D.Pinon - K.Viard    
 Le boucher vit avec sa fille Julie (Marie-Laure   Dougnac) myope et violoncelliste qui tombera amoureuse de Louison (Dominique Pinon), un ancien clown joueur de scie musical engagé comme factotum polyvalent. Et puis il y a aussi les troglodistes qui eux vivent dans les bas-fonds de la ville (pour ne pas dire les égouts) et sont les ”écolo-végétarien“ de l’histoire. Entre des scènes d’un humour poétique comme le test du sommier du boucher, dont un ressort couine lors des parties de bagatelle avec la compagne de ce dernier mademoiselle Plusse (Karin Viard).
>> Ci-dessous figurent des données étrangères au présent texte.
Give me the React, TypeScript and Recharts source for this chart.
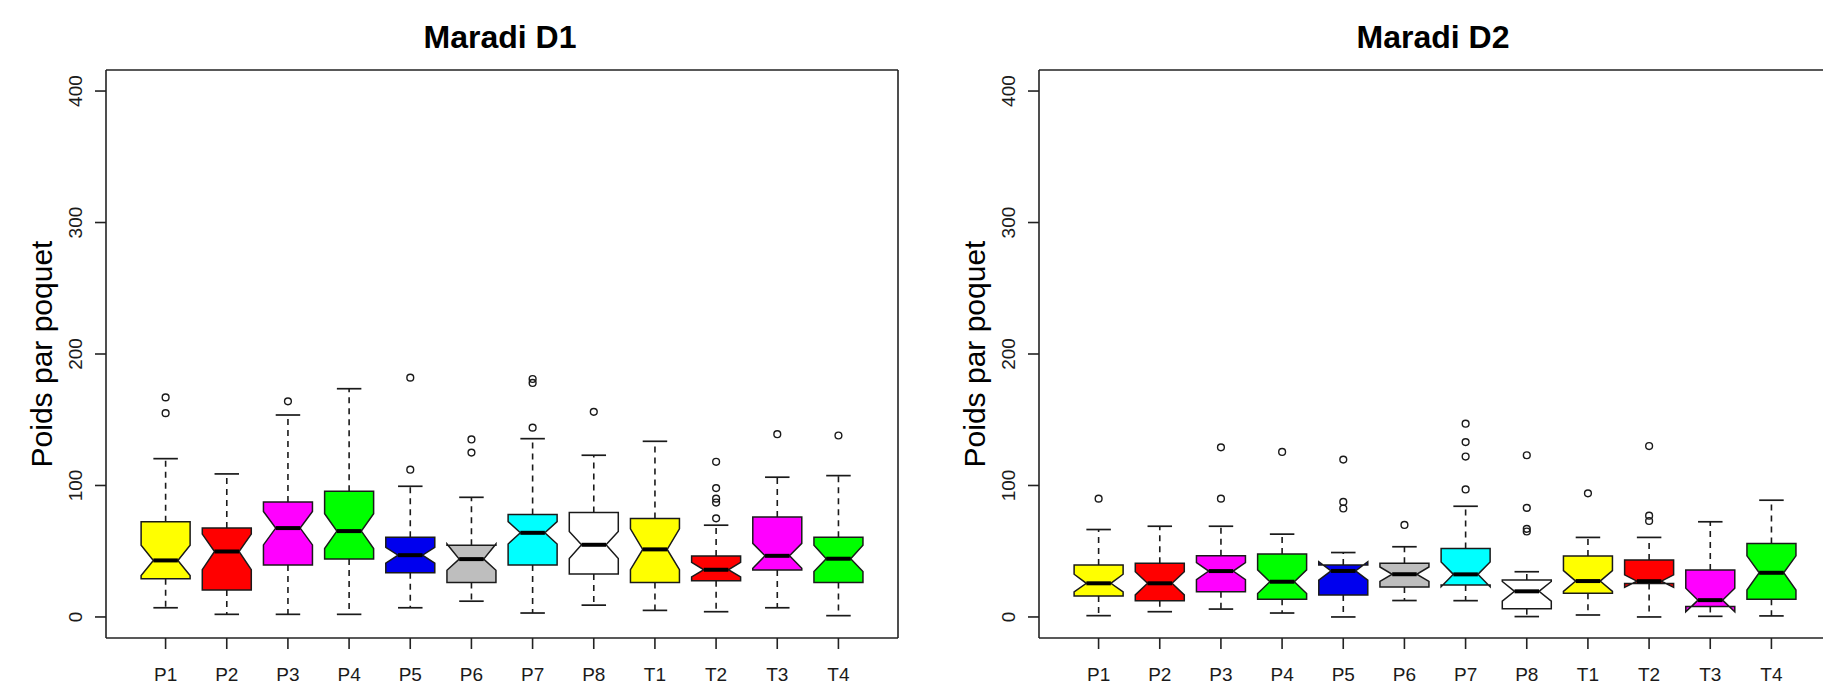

La demoiselle et Louison sont assis côte à côte sur le lit et, l'oreille tendue, à l'écoute du grincement suspect, ils le testent en rebondissant doucement, penchés à droite puis à gauche, étrange méthode payante sur fond de musique hawaiienne : ”Dreams of Old Hawaii“ par Lani Mcintire en 1944. Hilarant et chorégraphique...

M.L Dougnac - D.Pinon

Entre poésie, comédie et humour noir certain, on pourrait faire référence à Buster Keaton. Impossible de parler de Delicatessen sans en évoquer le jeu de couleur quasi-monochromatique entre l’orange et le vert. Une ambiance chromatique que réutilisera Jeunet avec plus ou moins de force dans quasiment l’ensemble de sa filmographie. Dans ce film ou la faim révèle la vraie nature des personnages (on se croirait sous l’occupation !) Un immeuble qui s’effondre petit à petit sur lui-même jusqu’à un déluge quasi-Biblique où presque, tous les protagonistes sont balayés par les eaux, les couleurs deviendront moins sombres et tout se terminera sur un toit avec un duo entre un violoncelle et une scie musicale. Autres personnages qui ne disent pas un mot mais qui sont une image qui apporte beaucoup au film, ce sont deux gamins qui seront les témoins silencieux des évènements et qui apporteront leurs touches d'innocence et de malice de titis à l’histoire ; n'oublions pas le facteur, un facho de première qui en pince pour Julie et fait le siège du paternel ni les troglodistes qui tenteront un casse doublé d'un kidnapping pour s'emparer des sacs de graines de Caplet, graines qui sont dans cet univers dément les bitcoins du moment… Une mise en scène et un scénario d'une densité narrative d'exception dans le cinéma de l'époque

Un premier film qui sera énormément récompensé, Caro et Jeunet nous plonge dans leurs univers proche de la bande dessinée avec des ”gueules“ du cinéma français. Un univers de personnages loufoques et parfois attachants que l’on retrouvera quatre ans plus tard dans ”La Cité des Enfants Perdus“, et dans une certaine mesure, dans "Amélie Poulain" et dans "un long dimanche de fiançailles".